On-Site Magazine

Making your project bankable

By David Bowcott   

Construction Financing Risk Management

The use of risk management strategies and insurance can help projects move forward.

David Bowcott

Project owners and construction contractors looking to see shovels hit ground need to work closely together to find ways to make their projects stand out, for the right reasons, to those who supply financial capital.

The interest rate environment is at its highest point in years, and this is seeing some projects being cancelled or delayed. A meaningful way project stakeholders can improve project finance terms is through the use of sound risk management strategies and insurance solutions, since these can help satisfy any growing concerns of their debt partners.

Lenders base their pricing on the perceived risk of the endeavour into which they are deploying capital. In the days of low interest rates, the floor cost for debt was so low that project stakeholders didn’t have to expend too much effort communicating their risk management strategies. The risk premium charged didn’t have as much impact on the project’s financial model. With today’s much higher floor cost for debt, project stakeholders should be digging deeper into their project risk management narrative to not only curb growing financing costs, but, in some cases, to make their project bankable/feasible.

Table 1 illustrates the kind of framework project stakeholders can use to improve their project risk management narrative, to bat down any risk concerns their debt partners may have.


This table is only a sample chart, and is by no means an exhaustive list of construction phase risks and associated risk controls and risk finance solutions. In addition to construction phase risks, there are several operations phase risks that lenders will need to assess for adequacy of risk controls and risk finance solutions, with respect to the project being built.

Key areas of focus for manufacturing facilities, for example, may include: i) supply of inputs; ii) supply chain disruptions; iii) technology and equipment failure; iv) demand for product manufactured; v) quality control and product liability; vi) energy costs and availability; vii) political and economic instability; viii) natural catastrophe risk; ix) environmental risks; and x) safety and health of labour; to name a few.

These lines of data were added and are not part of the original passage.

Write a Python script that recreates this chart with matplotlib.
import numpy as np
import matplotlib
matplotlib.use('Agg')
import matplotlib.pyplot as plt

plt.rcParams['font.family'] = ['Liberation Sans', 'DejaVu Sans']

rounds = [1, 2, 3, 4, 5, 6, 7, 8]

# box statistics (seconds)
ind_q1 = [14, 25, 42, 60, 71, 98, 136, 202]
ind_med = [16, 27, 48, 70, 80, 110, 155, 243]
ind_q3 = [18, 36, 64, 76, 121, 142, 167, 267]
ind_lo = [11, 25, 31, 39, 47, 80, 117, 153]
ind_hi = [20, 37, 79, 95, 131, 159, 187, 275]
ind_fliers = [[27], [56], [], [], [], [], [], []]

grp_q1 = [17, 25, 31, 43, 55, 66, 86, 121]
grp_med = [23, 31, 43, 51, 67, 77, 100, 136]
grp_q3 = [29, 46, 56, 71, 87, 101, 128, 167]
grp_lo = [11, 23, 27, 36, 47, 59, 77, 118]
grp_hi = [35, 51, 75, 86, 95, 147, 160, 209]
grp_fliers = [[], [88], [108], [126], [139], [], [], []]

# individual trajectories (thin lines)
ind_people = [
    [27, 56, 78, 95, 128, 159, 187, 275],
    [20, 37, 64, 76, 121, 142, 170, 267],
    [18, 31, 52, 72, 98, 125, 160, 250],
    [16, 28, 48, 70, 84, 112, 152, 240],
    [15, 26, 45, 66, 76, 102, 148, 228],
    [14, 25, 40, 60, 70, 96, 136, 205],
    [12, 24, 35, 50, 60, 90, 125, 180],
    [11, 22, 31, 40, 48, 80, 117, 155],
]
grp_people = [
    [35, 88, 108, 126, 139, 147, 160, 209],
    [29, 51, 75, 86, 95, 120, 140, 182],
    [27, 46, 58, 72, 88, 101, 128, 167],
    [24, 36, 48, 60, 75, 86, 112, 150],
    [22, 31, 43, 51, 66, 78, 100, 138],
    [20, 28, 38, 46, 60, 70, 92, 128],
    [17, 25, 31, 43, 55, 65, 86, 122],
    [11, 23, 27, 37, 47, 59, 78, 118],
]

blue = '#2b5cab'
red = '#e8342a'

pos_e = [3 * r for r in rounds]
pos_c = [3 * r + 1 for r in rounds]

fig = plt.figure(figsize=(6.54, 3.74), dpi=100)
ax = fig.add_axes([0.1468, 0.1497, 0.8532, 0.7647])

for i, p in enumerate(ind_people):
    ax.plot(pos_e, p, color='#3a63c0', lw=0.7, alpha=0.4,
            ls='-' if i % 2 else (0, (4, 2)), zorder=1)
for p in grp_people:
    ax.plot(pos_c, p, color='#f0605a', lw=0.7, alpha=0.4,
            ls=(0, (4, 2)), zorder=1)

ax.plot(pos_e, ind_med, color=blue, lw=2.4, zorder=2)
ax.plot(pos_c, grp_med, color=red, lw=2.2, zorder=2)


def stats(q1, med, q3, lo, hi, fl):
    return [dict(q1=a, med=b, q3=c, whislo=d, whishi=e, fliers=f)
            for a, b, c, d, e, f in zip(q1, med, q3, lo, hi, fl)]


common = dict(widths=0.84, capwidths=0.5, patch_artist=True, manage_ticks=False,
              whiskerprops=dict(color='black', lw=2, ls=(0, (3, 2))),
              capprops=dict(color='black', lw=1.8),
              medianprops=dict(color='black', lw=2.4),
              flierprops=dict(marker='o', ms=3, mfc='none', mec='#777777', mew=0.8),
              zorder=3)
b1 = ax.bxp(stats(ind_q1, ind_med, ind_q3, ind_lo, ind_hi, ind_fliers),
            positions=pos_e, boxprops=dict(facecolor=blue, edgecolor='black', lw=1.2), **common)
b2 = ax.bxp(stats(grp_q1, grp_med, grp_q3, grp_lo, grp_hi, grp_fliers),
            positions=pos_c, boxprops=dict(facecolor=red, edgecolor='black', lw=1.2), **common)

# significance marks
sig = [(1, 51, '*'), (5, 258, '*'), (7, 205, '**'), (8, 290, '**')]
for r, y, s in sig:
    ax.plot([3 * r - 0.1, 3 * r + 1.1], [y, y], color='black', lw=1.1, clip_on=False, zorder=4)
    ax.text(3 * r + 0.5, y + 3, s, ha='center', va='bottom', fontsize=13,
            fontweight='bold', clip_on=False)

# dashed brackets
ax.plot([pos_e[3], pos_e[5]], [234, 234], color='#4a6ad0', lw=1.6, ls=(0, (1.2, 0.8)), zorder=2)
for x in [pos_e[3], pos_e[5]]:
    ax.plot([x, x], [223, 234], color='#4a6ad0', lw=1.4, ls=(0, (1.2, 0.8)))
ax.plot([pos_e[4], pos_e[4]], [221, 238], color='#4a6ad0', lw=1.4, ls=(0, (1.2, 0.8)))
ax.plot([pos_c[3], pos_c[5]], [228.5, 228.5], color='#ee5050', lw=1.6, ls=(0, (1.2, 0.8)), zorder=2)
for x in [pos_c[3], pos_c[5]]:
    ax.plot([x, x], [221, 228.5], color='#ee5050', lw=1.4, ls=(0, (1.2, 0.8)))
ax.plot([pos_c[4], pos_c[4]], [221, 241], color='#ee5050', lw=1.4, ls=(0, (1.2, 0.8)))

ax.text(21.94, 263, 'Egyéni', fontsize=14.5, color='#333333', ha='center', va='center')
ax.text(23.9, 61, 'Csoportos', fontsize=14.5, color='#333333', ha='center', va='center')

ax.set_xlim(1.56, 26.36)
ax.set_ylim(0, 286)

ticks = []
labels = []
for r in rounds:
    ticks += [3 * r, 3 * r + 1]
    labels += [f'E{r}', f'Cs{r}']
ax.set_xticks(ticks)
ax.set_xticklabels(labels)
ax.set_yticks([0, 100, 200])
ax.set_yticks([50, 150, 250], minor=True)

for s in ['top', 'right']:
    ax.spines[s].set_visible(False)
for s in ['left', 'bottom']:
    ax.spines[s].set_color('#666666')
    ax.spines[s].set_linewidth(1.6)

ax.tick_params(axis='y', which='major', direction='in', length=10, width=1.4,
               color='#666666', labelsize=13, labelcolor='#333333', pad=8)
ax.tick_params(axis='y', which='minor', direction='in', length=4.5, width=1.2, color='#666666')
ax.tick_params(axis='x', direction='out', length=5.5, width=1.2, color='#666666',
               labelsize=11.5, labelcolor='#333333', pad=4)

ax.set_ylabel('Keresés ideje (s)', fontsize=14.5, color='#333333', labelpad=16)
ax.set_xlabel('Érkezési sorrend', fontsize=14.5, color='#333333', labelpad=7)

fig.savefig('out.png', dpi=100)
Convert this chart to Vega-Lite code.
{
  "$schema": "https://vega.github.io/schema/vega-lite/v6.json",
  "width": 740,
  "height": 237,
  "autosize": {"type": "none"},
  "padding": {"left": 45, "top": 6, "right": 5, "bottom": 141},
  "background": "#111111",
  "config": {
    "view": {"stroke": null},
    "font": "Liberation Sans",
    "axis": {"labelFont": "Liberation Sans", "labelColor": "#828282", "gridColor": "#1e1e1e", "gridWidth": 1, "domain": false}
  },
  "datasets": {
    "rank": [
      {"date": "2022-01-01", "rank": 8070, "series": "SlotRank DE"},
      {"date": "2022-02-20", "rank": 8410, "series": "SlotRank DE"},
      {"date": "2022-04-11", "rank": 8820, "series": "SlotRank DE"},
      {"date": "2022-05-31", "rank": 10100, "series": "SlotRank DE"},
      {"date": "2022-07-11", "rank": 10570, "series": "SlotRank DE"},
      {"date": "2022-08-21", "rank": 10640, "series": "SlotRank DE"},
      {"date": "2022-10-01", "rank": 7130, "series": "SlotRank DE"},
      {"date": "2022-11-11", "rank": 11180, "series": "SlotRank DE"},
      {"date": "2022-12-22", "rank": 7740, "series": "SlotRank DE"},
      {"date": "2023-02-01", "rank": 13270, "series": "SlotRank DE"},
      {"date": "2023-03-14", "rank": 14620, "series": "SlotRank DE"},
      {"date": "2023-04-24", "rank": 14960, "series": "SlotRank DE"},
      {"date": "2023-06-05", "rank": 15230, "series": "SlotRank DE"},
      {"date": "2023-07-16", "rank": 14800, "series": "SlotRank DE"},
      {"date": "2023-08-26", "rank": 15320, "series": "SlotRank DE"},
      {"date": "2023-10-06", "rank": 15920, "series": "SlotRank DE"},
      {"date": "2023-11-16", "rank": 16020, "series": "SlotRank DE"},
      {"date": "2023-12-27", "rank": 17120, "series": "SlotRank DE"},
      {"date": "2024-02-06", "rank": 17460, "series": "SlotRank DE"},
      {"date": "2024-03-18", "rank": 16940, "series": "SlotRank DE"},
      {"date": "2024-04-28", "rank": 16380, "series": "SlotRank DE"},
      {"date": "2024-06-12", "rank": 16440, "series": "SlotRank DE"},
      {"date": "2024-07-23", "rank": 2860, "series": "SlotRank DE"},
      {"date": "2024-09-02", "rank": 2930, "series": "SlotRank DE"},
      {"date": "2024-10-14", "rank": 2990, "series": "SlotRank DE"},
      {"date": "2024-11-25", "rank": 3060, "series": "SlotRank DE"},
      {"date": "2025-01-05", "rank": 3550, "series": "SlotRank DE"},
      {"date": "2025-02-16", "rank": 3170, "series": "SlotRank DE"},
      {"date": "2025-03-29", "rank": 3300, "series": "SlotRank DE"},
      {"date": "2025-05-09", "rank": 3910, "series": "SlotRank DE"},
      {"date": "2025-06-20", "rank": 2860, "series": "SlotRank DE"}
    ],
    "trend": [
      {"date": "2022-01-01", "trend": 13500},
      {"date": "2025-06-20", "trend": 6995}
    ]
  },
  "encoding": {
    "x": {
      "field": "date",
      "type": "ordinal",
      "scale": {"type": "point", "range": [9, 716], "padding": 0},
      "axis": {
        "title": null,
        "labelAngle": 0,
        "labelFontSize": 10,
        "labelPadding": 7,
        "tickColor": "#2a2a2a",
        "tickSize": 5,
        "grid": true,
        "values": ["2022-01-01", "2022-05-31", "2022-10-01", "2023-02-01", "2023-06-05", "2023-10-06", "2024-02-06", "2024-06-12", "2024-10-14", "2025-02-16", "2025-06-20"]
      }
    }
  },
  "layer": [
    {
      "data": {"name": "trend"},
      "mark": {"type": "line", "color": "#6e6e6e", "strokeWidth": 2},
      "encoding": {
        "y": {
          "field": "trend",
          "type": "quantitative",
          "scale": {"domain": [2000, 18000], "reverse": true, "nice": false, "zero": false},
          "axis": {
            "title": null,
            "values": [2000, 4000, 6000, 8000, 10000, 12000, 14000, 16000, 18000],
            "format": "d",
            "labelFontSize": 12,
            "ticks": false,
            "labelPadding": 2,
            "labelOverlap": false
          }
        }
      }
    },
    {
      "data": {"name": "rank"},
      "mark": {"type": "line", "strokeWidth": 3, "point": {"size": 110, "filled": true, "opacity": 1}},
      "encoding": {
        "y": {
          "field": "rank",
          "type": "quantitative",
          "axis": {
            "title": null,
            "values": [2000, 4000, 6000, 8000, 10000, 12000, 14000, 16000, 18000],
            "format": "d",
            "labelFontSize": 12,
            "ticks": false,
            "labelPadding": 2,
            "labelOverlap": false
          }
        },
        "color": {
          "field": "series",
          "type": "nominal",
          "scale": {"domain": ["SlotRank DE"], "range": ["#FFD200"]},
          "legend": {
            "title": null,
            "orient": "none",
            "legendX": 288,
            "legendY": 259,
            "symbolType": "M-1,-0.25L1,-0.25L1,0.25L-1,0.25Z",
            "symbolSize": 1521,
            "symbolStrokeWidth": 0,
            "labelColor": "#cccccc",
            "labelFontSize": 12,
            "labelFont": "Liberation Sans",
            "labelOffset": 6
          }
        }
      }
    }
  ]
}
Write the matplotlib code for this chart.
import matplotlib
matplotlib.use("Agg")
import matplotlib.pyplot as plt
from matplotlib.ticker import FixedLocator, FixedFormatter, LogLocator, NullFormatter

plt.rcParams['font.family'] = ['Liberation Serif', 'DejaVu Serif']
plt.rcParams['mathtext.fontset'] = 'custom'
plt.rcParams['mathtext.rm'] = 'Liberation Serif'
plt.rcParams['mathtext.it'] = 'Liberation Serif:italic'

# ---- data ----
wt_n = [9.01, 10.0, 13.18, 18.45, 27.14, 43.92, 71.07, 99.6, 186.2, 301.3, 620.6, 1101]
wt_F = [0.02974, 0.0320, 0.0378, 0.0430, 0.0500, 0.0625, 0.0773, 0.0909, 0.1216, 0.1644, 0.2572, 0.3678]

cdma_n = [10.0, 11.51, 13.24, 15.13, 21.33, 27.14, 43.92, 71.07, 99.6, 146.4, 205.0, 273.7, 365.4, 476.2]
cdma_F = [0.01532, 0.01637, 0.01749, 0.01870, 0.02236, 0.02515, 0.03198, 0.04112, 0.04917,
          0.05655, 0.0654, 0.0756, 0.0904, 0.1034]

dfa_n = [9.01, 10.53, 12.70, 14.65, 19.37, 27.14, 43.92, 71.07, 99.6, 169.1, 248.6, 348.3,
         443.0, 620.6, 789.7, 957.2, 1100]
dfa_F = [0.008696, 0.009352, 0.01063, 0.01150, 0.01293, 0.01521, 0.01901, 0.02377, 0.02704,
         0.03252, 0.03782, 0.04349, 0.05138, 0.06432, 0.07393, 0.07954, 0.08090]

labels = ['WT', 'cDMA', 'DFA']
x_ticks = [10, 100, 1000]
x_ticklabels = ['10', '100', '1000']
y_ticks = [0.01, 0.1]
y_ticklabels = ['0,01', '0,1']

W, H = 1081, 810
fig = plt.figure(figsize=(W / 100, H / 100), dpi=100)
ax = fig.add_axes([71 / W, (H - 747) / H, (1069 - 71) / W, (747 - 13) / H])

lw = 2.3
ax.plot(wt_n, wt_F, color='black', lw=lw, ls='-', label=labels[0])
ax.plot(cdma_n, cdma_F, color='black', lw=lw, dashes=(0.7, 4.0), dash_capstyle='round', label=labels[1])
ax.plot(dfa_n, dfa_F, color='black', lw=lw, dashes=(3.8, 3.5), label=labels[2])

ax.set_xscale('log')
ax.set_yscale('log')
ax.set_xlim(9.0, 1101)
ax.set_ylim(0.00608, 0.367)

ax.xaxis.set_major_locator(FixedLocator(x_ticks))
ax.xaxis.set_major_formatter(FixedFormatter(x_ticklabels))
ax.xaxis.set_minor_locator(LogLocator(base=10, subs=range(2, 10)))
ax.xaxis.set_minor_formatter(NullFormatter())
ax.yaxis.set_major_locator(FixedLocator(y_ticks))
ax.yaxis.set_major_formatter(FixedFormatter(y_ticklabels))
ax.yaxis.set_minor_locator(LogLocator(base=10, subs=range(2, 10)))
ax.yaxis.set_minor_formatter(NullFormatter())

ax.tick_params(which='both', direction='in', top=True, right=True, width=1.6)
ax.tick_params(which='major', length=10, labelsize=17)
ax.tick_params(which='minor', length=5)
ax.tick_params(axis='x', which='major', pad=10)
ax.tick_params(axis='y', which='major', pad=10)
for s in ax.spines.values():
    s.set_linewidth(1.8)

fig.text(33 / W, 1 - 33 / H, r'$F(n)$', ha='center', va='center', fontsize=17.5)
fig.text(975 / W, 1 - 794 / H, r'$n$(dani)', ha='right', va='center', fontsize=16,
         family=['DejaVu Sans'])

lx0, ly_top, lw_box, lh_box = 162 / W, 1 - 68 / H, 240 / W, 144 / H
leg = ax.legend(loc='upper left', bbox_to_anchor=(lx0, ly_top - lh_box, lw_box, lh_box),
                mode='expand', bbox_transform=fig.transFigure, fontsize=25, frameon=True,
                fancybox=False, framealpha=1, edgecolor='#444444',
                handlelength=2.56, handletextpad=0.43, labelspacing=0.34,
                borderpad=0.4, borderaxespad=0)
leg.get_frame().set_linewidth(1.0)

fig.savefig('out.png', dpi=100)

For each, a similar assessment of risk controls and risk finance solutions should be done.

Ultimately a project risk management assessment framework, if properly executed, should be effective at showing sources of capital that you have consider all potential threats and are using the latest and most effective risk control and risk finance solutions to eliminate or minimize the risk of non-payment – your capital partners do expect to see a return on their investment, after all.

In a time of tight credit, driven by higher interest rates, it becomes imperative to have a very strong risk management plan for all phases of your project’s (or asset’s) life.